Exercise description :: Leave out the pictures, then reproduce the rest of the material exactly.

Data ::
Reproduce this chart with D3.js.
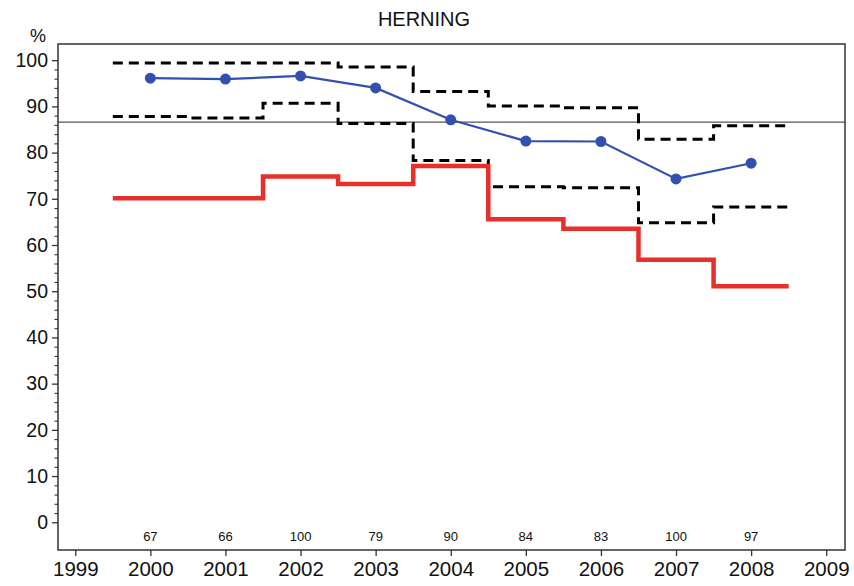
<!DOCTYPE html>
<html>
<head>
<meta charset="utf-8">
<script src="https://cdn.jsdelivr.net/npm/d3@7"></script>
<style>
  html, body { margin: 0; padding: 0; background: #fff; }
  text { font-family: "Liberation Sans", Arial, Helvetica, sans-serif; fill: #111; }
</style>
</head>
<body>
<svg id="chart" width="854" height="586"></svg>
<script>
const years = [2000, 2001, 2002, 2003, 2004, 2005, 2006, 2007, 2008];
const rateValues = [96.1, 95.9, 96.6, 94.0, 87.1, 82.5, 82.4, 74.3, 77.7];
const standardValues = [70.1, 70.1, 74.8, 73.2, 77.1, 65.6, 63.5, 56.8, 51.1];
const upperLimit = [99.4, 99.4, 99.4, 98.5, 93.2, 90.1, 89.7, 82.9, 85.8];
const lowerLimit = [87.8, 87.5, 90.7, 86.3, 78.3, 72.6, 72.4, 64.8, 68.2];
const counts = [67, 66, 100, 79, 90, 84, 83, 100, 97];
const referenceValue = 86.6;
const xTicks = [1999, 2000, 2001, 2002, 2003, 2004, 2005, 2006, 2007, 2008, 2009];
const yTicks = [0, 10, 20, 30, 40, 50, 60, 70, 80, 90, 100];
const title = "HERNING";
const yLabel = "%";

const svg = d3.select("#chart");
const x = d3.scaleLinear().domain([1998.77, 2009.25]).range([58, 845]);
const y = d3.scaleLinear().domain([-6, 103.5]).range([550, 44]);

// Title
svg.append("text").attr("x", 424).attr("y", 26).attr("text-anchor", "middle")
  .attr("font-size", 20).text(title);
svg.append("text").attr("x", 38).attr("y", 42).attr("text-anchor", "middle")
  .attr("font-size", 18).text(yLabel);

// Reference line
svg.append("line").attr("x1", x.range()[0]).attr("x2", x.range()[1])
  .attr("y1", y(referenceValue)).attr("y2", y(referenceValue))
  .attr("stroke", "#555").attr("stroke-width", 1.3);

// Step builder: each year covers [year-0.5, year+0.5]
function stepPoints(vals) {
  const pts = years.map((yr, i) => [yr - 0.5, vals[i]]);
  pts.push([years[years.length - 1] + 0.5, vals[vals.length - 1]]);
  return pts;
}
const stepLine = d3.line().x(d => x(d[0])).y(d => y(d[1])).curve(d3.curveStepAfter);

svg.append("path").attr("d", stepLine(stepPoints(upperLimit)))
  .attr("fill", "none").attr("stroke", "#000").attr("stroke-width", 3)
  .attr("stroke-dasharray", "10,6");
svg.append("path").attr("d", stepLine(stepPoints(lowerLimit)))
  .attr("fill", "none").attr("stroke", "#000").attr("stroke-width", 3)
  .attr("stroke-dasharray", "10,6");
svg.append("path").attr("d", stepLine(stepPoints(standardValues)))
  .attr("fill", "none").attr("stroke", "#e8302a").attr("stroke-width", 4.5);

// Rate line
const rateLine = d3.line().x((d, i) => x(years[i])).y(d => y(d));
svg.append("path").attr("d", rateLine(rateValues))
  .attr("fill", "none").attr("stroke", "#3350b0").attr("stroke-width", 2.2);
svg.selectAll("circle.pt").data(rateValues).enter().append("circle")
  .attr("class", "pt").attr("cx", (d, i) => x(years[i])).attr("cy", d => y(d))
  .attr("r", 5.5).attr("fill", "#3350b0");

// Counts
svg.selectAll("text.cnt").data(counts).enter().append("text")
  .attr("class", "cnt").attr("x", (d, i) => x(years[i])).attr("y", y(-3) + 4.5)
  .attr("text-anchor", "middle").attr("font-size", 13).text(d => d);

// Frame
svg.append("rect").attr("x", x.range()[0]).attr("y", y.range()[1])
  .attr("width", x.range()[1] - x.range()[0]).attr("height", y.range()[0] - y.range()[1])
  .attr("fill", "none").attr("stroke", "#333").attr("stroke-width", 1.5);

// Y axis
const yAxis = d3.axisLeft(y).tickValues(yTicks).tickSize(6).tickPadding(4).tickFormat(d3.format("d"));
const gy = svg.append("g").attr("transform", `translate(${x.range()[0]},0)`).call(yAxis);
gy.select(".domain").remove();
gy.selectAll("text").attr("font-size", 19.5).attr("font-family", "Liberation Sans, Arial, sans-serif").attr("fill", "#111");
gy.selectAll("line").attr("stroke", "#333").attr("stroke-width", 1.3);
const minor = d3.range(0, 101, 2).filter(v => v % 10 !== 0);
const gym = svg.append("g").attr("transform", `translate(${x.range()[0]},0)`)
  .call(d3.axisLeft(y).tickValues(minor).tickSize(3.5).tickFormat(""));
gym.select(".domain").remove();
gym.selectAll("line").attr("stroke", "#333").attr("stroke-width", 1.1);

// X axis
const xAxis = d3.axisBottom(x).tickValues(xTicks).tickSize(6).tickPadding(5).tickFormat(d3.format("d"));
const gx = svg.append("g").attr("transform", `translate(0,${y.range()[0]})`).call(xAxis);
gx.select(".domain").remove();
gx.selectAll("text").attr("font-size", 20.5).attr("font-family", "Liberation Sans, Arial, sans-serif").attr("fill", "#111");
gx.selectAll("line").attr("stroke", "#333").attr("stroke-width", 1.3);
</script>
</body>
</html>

Response to the exercise ::
Reproduce this chart with D3.js.
<!DOCTYPE html>
<html>
<head>
<meta charset="utf-8">
<script src="https://cdn.jsdelivr.net/npm/d3@7"></script>
<style>
  html, body { margin: 0; padding: 0; background: #fff; }
  text { font-family: "Liberation Sans", Arial, Helvetica, sans-serif; fill: #111; }
</style>
</head>
<body>
<svg id="chart" width="854" height="586"></svg>
<script>
const years = [2000, 2001, 2002, 2003, 2004, 2005, 2006, 2007, 2008];
const rateValues = [96.1, 95.9, 96.6, 94.0, 87.1, 82.5, 82.4, 74.3, 77.7];
const standardValues = [70.1, 70.1, 74.8, 73.2, 77.1, 65.6, 63.5, 56.8, 51.1];
const upperLimit = [99.4, 99.4, 99.4, 98.5, 93.2, 90.1, 89.7, 82.9, 85.8];
const lowerLimit = [87.8, 87.5, 90.7, 86.3, 78.3, 72.6, 72.4, 64.8, 68.2];
const counts = [67, 66, 100, 79, 90, 84, 83, 100, 97];
const referenceValue = 86.6;
const xTicks = [1999, 2000, 2001, 2002, 2003, 2004, 2005, 2006, 2007, 2008, 2009];
const yTicks = [0, 10, 20, 30, 40, 50, 60, 70, 80, 90, 100];
const title = "HERNING";
const yLabel = "%";

const svg = d3.select("#chart");
const x = d3.scaleLinear().domain([1998.77, 2009.25]).range([58, 845]);
const y = d3.scaleLinear().domain([-6, 103.5]).range([550, 44]);

// Title
svg.append("text").attr("x", 424).attr("y", 26).attr("text-anchor", "middle")
  .attr("font-size", 20).text(title);
svg.append("text").attr("x", 38).attr("y", 42).attr("text-anchor", "middle")
  .attr("font-size", 18).text(yLabel);

// Reference line
svg.append("line").attr("x1", x.range()[0]).attr("x2", x.range()[1])
  .attr("y1", y(referenceValue)).attr("y2", y(referenceValue))
  .attr("stroke", "#555").attr("stroke-width", 1.3);

// Step builder: each year covers [year-0.5, year+0.5]
function stepPoints(vals) {
  const pts = years.map((yr, i) => [yr - 0.5, vals[i]]);
  pts.push([years[years.length - 1] + 0.5, vals[vals.length - 1]]);
  return pts;
}
const stepLine = d3.line().x(d => x(d[0])).y(d => y(d[1])).curve(d3.curveStepAfter);

svg.append("path").attr("d", stepLine(stepPoints(upperLimit)))
  .attr("fill", "none").attr("stroke", "#000").attr("stroke-width", 3)
  .attr("stroke-dasharray", "10,6");
svg.append("path").attr("d", stepLine(stepPoints(lowerLimit)))
  .attr("fill", "none").attr("stroke", "#000").attr("stroke-width", 3)
  .attr("stroke-dasharray", "10,6");
svg.append("path").attr("d", stepLine(stepPoints(standardValues)))
  .attr("fill", "none").attr("stroke", "#e8302a").attr("stroke-width", 4.5);

// Rate line
const rateLine = d3.line().x((d, i) => x(years[i])).y(d => y(d));
svg.append("path").attr("d", rateLine(rateValues))
  .attr("fill", "none").attr("stroke", "#3350b0").attr("stroke-width", 2.2);
svg.selectAll("circle.pt").data(rateValues).enter().append("circle")
  .attr("class", "pt").attr("cx", (d, i) => x(years[i])).attr("cy", d => y(d))
  .attr("r", 5.5).attr("fill", "#3350b0");

// Counts
svg.selectAll("text.cnt").data(counts).enter().append("text")
  .attr("class", "cnt").attr("x", (d, i) => x(years[i])).attr("y", y(-3) + 4.5)
  .attr("text-anchor", "middle").attr("font-size", 13).text(d => d);

// Frame
svg.append("rect").attr("x", x.range()[0]).attr("y", y.range()[1])
  .attr("width", x.range()[1] - x.range()[0]).attr("height", y.range()[0] - y.range()[1])
  .attr("fill", "none").attr("stroke", "#333").attr("stroke-width", 1.5);

// Y axis
const yAxis = d3.axisLeft(y).tickValues(yTicks).tickSize(6).tickPadding(4).tickFormat(d3.format("d"));
const gy = svg.append("g").attr("transform", `translate(${x.range()[0]},0)`).call(yAxis);
gy.select(".domain").remove();
gy.selectAll("text").attr("font-size", 19.5).attr("font-family", "Liberation Sans, Arial, sans-serif").attr("fill", "#111");
gy.selectAll("line").attr("stroke", "#333").attr("stroke-width", 1.3);
const minor = d3.range(0, 101, 2).filter(v => v % 10 !== 0);
const gym = svg.append("g").attr("transform", `translate(${x.range()[0]},0)`)
  .call(d3.axisLeft(y).tickValues(minor).tickSize(3.5).tickFormat(""));
gym.select(".domain").remove();
gym.selectAll("line").attr("stroke", "#333").attr("stroke-width", 1.1);

// X axis
const xAxis = d3.axisBottom(x).tickValues(xTicks).tickSize(6).tickPadding(5).tickFormat(d3.format("d"));
const gx = svg.append("g").attr("transform", `translate(0,${y.range()[0]})`).call(xAxis);
gx.select(".domain").remove();
gx.selectAll("text").attr("font-size", 20.5).attr("font-family", "Liberation Sans, Arial, sans-serif").attr("fill", "#111");
gx.selectAll("line").attr("stroke", "#333").attr("stroke-width", 1.3);
</script>
</body>
</html>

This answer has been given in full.